Charter rights of religious institutions are at issue
Regular readers of The Interim and Catholic Insight will recall the 2005 Marc Hall case involving a young homosexual who obtained an interim court injunction ordering his Roman Catholic high school to permit him to attend the school prom with his homosexual partner. This injunction was granted in the course of his action against the Durham Catholic District School Board for $100,000 in damages.
This case came to an abrupt halt on June 29, 2005, when all the parties to the litigation appeared before Mr. Justice Shaugnessy of the Ontario Superior Court of Justice, who ultimately issued an order permitting Marc Hall to discontinue his action against the school board and the principal before trial, which was scheduled for Oct. 11, 2005.
Thereafter, some expressed concern that the earlier decision of MacKinnon in granting the interim injunction would serve as a precedent for similar legal proceedings in the future. In my opinion, no reasonable court, even the most activist one, would have the audacity to suggest that it is “bound” by the principle of stare decisis, to follow the reasons of MacKinnon in resolving the same legal issues raised in the Marc Hall case. As Shaugnessy himself assured the defendants: Injunction “reasons are not often accorded great weight, as they are written on an urgent basis on limited material and the legal issues, out of necessity, are dealt with in a cursory and preliminary manner.”
In an article that appeared in Catholic Insight at the time, I argued that MacKinnon, on legal principle, ought not to have made enquiries into Roman Catholic doctrine, or, at the very least, not preferred the testimony of dissenting Catholics over the testimony of the local Catholic bishop on the requirements of the Catholic faith in dealing with Hall’s request for permission to attend the prom with his homosexual partner. In my opinion, the subsequent Supreme Court of Canada decision in Syndicat Northcrest v. Amselem, (2004) validated these criticisms.
The majority of the Court said the “state is in no position to be, nor should it become, the arbiter of religious dogma.” Accordingly, courts should avoid judicially interpreting and thus determining, either explicitly or implicitly, the content of a subjective understanding of religious requirement, “obligation,” precept, “commandment,” “custom or ritual.” Secular judicial determinations of theological or religious disputes, or of contentious matters of religious doctrine, unjustifiably entangle the court in the affairs of religion.”
I am, therefore, fairly confident that no judge in the future will be able to justify “trolling about” the religious beliefs of the litigants in the way MacKinnon did in the Marc Hall case. That said, there is still a core issue that remains to be adequately considered by the courts. Is a separate school board a “government actor” or a “private entity” or perhaps both, depending on the context, for Charter purposes? Do separate school boards and their trustees and employees have Charter rights when they are dealing with Roman Catholic doctrinal issues or do they only have Charterobligations to their students?

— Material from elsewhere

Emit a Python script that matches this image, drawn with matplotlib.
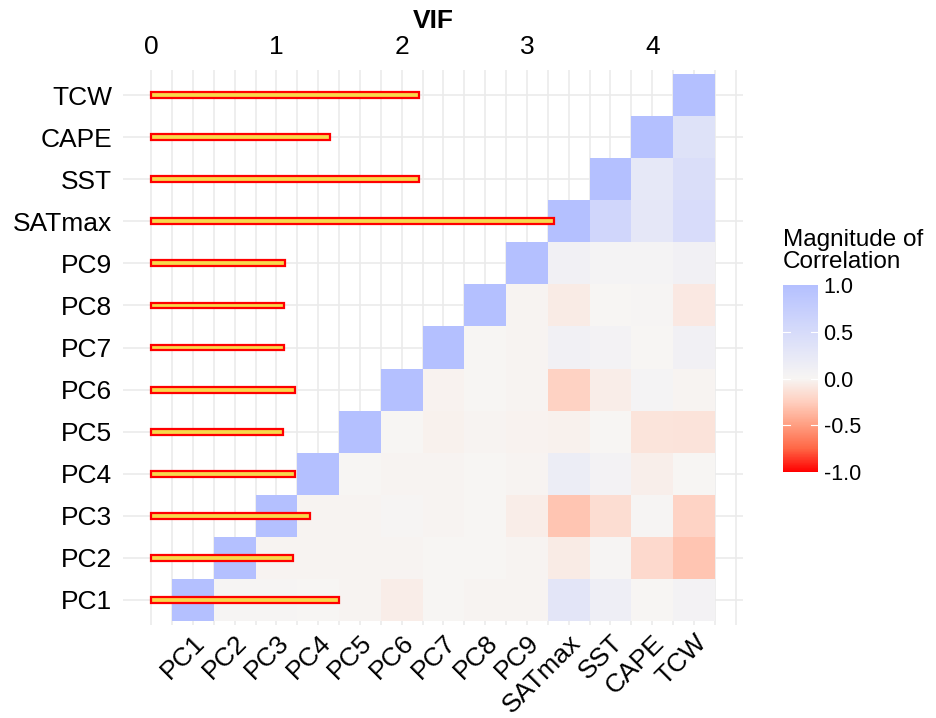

In the face of the rising tide of “convergence liberalism” recently described by lawyer Peter Lauwers, this is an important question, because the answer to it will determine if, and if so, the extent to which the courts and the state will be able to compel separate schools, and, indeed, private, religiously based schools as well, to treat and teach their students in a manner that is inconsistent with their belief systems, particularly with respect to students who claim they have a same-sex attraction.
There are strong arguments grounded in the Charter and the Supreme Court’s precedents supporting the position that the courts have no business coercing separate and other private schools to act in a manner that contradicts their foundational religious principles, but will the courts honour these precedents in the face of pressure from homosexualist activists?
As I stated in my article, Yale law professor Stephen L. Carter may be correct in his observation that contemporary liberalism, not “content to serve as a theory of the state … has grown into a theory of organization of private institutions in the state,” seeking “to explain how the state should both stimulate and regulate the search for meaning.” Having completed a “religious cleansing” of the public schools, the next logical step of state-enforced liberalism is to start pressuring private organizations, including churches and their schools, to accept the same beliefs propagated by the public schools. We should expect that the separate and private schools will be just one battleground among many between the contemporary liberal state and the religions in a broader “competition to explain the meaning of the world.”
This competition over “meanings” and the state’s “tendency toward hegemony” may accurately describe what is actually happening today, but the more profound question is whether a nation that purports to value diversity ought to resist this “tendency toward hegemony” and allow religions that make “truth claims” to fully participate in the “marketplace of ideas.” The response to date of Canada’s secular courts doesn’t give me much confidence that, ultimately, their answer will be “yes,” but we shall see.
It is the writer’s view, shared by other commentators like Professor Carter, Richard John Neuhaus, and, more lately, Peter Lauwers, that a state’s efforts to “alter the structure of institutions that do not match” the state’s “set of meanings” is ultimately “destructive of democracy” and true diversity.
Geoffrey Cauchi practices law in Mississauga, Ont.